WORK INSTRUCTIONS:
Each line holding the word "React" counts once; give the total and nothing more.

DATA BLOCK:

———

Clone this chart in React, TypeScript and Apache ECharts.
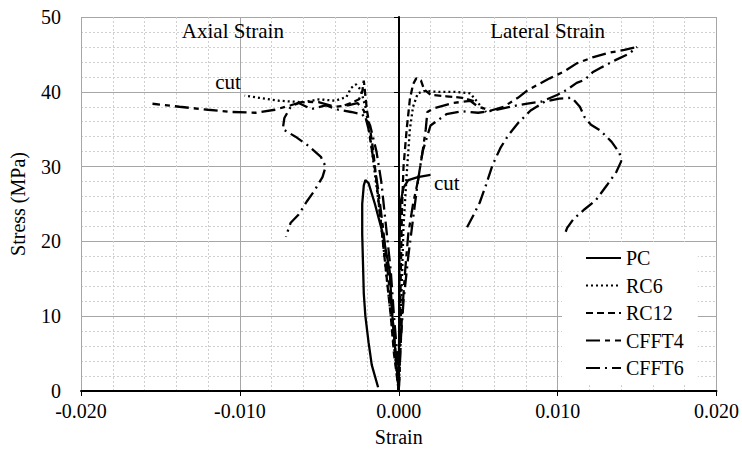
import React, { useEffect, useRef } from "react";
import * as echarts from "echarts";

type P = [number, number];

// ---------- data (strain, stress MPa) ----------
const specimenNames = ["PC", "RC6", "RC12", "CFFT4", "CFFT6"];

const pcAxial: P[] = [
  [0, 0], [-0.0002, 5], [-0.0004, 10], [-0.00057, 16], [-0.001, 21], [-0.0015, 25],
  [-0.0019, 27.8], [-0.0021, 28.2], [-0.0022, 27.5], [-0.0023, 25], [-0.0023, 21],
  [-0.00225, 17], [-0.0022, 13], [-0.0021, 10], [-0.0019, 6.5], [-0.0017, 3.5], [-0.0013, 0.5],
];
const pcLateral: P[] = [
  [0, 0], [0.00003, 10], [0.00005, 20], [0.0001, 25], [0.0003, 27.2], [0.0006, 28.2],
  [0.0012, 28.6], [0.002, 28.9],
];

const rc6Axial: P[] = [
  [0, 0], [-0.0003, 6], [-0.0006, 12], [-0.0009, 18], [-0.0012, 24], [-0.0015, 29],
  [-0.0018, 34], [-0.0021, 38], [-0.0024, 40.3], [-0.0027, 41], [-0.003, 40.5],
  [-0.0033, 39.3], [-0.004, 38.8], [-0.005, 39], [-0.006, 38.6], [-0.0075, 38.8],
  [-0.0088, 39.2], [-0.0097, 39.5],
];
const rc6Lateral: P[] = [
  [0, 0], [0.0001, 8], [0.0002, 15], [0.0003, 22], [0.0005, 29], [0.0007, 35],
  [0.0009, 38], [0.0012, 39.8], [0.0016, 40.1], [0.0025, 40], [0.0035, 40],
  [0.0045, 39.8], [0.005, 38.5], [0.0055, 37.3],
];

const rc12Axial: P[] = [
  [0, 0], [-0.0003, 5], [-0.0005, 10], [-0.0008, 16], [-0.0011, 22], [-0.0014, 28],
  [-0.0016, 32], [-0.0018, 35], [-0.002, 37.5], [-0.0021, 39.5], [-0.0022, 41.5],
  [-0.0023, 40], [-0.0025, 39], [-0.003, 38.5], [-0.0034, 38.2],
];
const rc12Lateral: P[] = [
  [0, 0], [0.00005, 6], [0.0001, 12], [0.00015, 18], [0.0002, 24], [0.0003, 30],
  [0.0005, 35], [0.0007, 39], [0.0009, 41], [0.0011, 41.8], [0.0014, 41.5],
  [0.0016, 40.3], [0.002, 39.6], [0.003, 39.4], [0.004, 39.2], [0.0048, 38.7],
];

const cfft4Axial: P[] = [
  [0, 0], [-0.0002, 5], [-0.0004, 10], [-0.0007, 16], [-0.001, 22], [-0.0013, 27],
  [-0.0016, 31], [-0.0019, 35], [-0.0022, 37.5], [-0.0026, 38.5], [-0.0032, 38.2],
  [-0.004, 38], [-0.005, 38.6], [-0.006, 38.7], [-0.0068, 38.2], [-0.0078, 37.6],
  [-0.009, 37.2], [-0.0105, 37.3], [-0.012, 37.6], [-0.0138, 38], [-0.0155, 38.4],
];
const cfft4Lateral: P[] = [
  [0, 0], [0.0001, 5], [0.0002, 10], [0.0004, 16], [0.0006, 21], [0.0009, 25],
  [0.0012, 28], [0.0015, 32], [0.0017, 35], [0.0018, 37.3], [0.0022, 37.8],
  [0.0034, 38.5], [0.0045, 38.8], [0.005, 38], [0.0058, 37.5], [0.0066, 38],
  [0.0075, 39.2], [0.0081, 40.2], [0.0088, 41], [0.0095, 41.8], [0.0104, 42.7],
  [0.0112, 43.8], [0.0122, 44.6], [0.0132, 45.2], [0.0142, 45.6], [0.015, 46],
];

const cfft6Axial: P[] = [
  [0, 0], [-0.0001, 5], [-0.0003, 10], [-0.0005, 16], [-0.0008, 22], [-0.0011, 28],
  [-0.0014, 32], [-0.0018, 35.5], [-0.0023, 37], [-0.003, 37.3], [-0.0038, 37.6],
  [-0.0046, 38.2], [-0.0055, 37.7], [-0.0063, 38.5], [-0.0068, 38], [-0.0072, 36.5],
  [-0.0073, 35], [-0.0065, 34], [-0.0057, 32.8], [-0.0049, 31.3], [-0.0046, 30],
  [-0.0048, 28.6], [-0.0053, 26.8], [-0.0058, 25.3], [-0.0063, 23.6], [-0.0068, 22.5],
  [-0.007, 21.3], [-0.0071, 20.6],
];
const cfft6Lateral: P[] = [
  [0, 0], [0.0001, 6], [0.0003, 12], [0.0006, 18], [0.0009, 23], [0.0012, 28],
  [0.0015, 32], [0.002, 35.5], [0.003, 37], [0.004, 37.4], [0.005, 37.2], [0.006, 37.5],
  [0.007, 38], [0.008, 38.4], [0.009, 38.7], [0.01, 39.6], [0.0106, 40.3], [0.0112, 41.2],
  [0.0117, 41.6], [0.0122, 42.6], [0.0128, 43.3], [0.0137, 44.3], [0.0145, 45.1], [0.015, 46],
];
const cfft6LateralB: P[] = [
  [0.0043, 21.9], [0.0047, 23.5], [0.0051, 25.2], [0.0055, 27.6], [0.0059, 30.2],
  [0.0064, 32.5], [0.0069, 34.2], [0.0075, 35.8], [0.0083, 37.5], [0.0092, 38.7],
  [0.0101, 39.1], [0.0109, 39.2], [0.0114, 38], [0.0117, 36.6], [0.0121, 35.6],
  [0.0127, 34.8], [0.0134, 33.3], [0.0139, 31.8], [0.014, 30.7], [0.0137, 29.3],
  [0.0131, 27.5], [0.0124, 25.5], [0.0117, 24.3], [0.011, 23], [0.0106, 21.8], [0.0104, 20.7],
];

// axis ranges
const xMin = -0.02, xMax = 0.02, xStep = 0.01;
const yMin = 0, yMax = 50, yStep = 10;

// text annotations in data coordinates
const annotations: { text: string; x: number; y: number }[] = [
  { text: "Axial Strain", x: -0.01044, y: 48.1 },
  { text: "Lateral Strain", x: 0.00937, y: 48.1 },
  { text: "cut", x: -0.01075, y: 41.3 },
  { text: "cut", x: 0.00302, y: 27.8 },
];

const FONT = "Liberation Serif";
const FS = 20;

const dashStyles: Record<string, any> = {
  PC: "solid",
  RC6: [2, 3],
  RC12: [7, 4],
  CFFT4: [14, 5, 5, 5],
  CFFT6: [14, 5, 2, 5],
};

const seriesSets: { name: string; data: P[] }[] = [
  { name: "PC", data: pcAxial },
  { name: "PC", data: pcLateral },
  { name: "RC6", data: rc6Axial },
  { name: "RC6", data: rc6Lateral },
  { name: "RC12", data: rc12Axial },
  { name: "RC12", data: rc12Lateral },
  { name: "CFFT4", data: cfft4Axial },
  { name: "CFFT4", data: cfft4Lateral },
  { name: "CFFT6", data: cfft6Axial },
  { name: "CFFT6", data: cfft6Lateral },
  { name: "CFFT6", data: cfft6LateralB },
];

export default function App() {
  const ref = useRef<HTMLDivElement>(null);
  useEffect(() => {
    if (!ref.current) return;
    const chart = echarts.init(ref.current, undefined, { renderer: "svg" });
    const gridLeft = 81, gridRight = 25;
    const plotW = 742 - gridLeft - gridRight;
    const axisText = { fontFamily: FONT, fontSize: FS, color: "#000" };
    const option: any = {
      animation: false,
      backgroundColor: "#fff",
      textStyle: { fontFamily: FONT, fontSize: FS },
      grid: { left: gridLeft, right: gridRight, top: 17, bottom: 63, containLabel: false },
      xAxis: {
        type: "value",
        min: xMin,
        max: xMax,
        interval: xStep,
        name: "Strain",
        nameLocation: "middle",
        nameGap: 36,
        nameTextStyle: axisText,
        axisLine: { onZero: false, lineStyle: { color: "#000", width: 2 } },
        axisTick: { show: true, length: 5, lineStyle: { color: "#000", width: 1 } },
        axisLabel: { ...axisText, margin: 10, formatter: (v: number) => v.toFixed(3) },
        splitLine: { show: true, lineStyle: { color: "#a6a6a6", width: 1 } },
        minorTick: { show: false, splitNumber: 5 },
        minorSplitLine: { show: true, lineStyle: { color: "#cfcfcf", width: 1, type: [2, 2] } },
      },
      yAxis: [
        {
          type: "value",
          min: yMin,
          max: yMax,
          interval: yStep,
          name: "Stress (MPa)",
          nameLocation: "middle",
          nameGap: 53,
          nameTextStyle: axisText,
          axisLine: { show: false },
          axisTick: { show: false },
          axisLabel: { ...axisText, margin: 20 },
          splitLine: { show: true, lineStyle: { color: "#a6a6a6", width: 1 } },
          minorTick: { show: false, splitNumber: 5 },
          minorSplitLine: { show: true, lineStyle: { color: "#cfcfcf", width: 1, type: [2, 2] } },
        },
        {
          type: "value",
          min: yMin,
          max: yMax,
          interval: yStep,
          position: "left",
          offset: -plotW / 2,
          axisLine: { show: true, onZero: false, lineStyle: { color: "#000", width: 2 } },
          axisTick: { show: true, length: 5, lineStyle: { color: "#000", width: 1 } },
          axisLabel: { show: false },
          splitLine: { show: false },
        },
      ],
      legend: {
        orient: "vertical",
        left: 562,
        top: 242,
        data: specimenNames,
        backgroundColor: "#fff",
        padding: [6, 14, 6, 23],
        itemWidth: 35,
        itemHeight: 14,
        itemGap: 7.5,
        itemStyle: { opacity: 0, borderWidth: 0 },
        textStyle: { ...axisText },
      },
      series: seriesSets.map((s) => ({
        type: "line",
        name: s.name,
        data: s.data,
        xAxisIndex: 0,
        yAxisIndex: 0,
        symbol: "none",
        showSymbol: false,
        smooth: false,
        lineStyle: { color: "#000", width: 2.3, type: dashStyles[s.name] },
        itemStyle: { color: "#000", opacity: 0 },
        z: 3,
      })),
    };
    chart.setOption(option);
    const graphics = annotations.map((a) => {
      const p = chart.convertToPixel({ seriesIndex: 0 }, [a.x, a.y]) as number[];
      return {
        type: "text",
        x: p[0],
        y: p[1],
        silent: true,
        style: {
          text: a.text,
          fill: "#000",
          fontFamily: FONT,
          fontSize: 21,
          textAlign: "center",
          textVerticalAlign: "middle",
          align: "center",
          verticalAlign: "middle",
        },
      };
    });
    chart.setOption({ graphic: graphics });
    return () => chart.dispose();
  }, []);
  return (
    <div
      ref={ref}
      style={{ position: "absolute", left: 0, top: 0, width: 742, height: 454, background: "#fff", fontFamily: FONT }}
    />
  );
}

———

RESPONSE TO THE EXERCISE:
2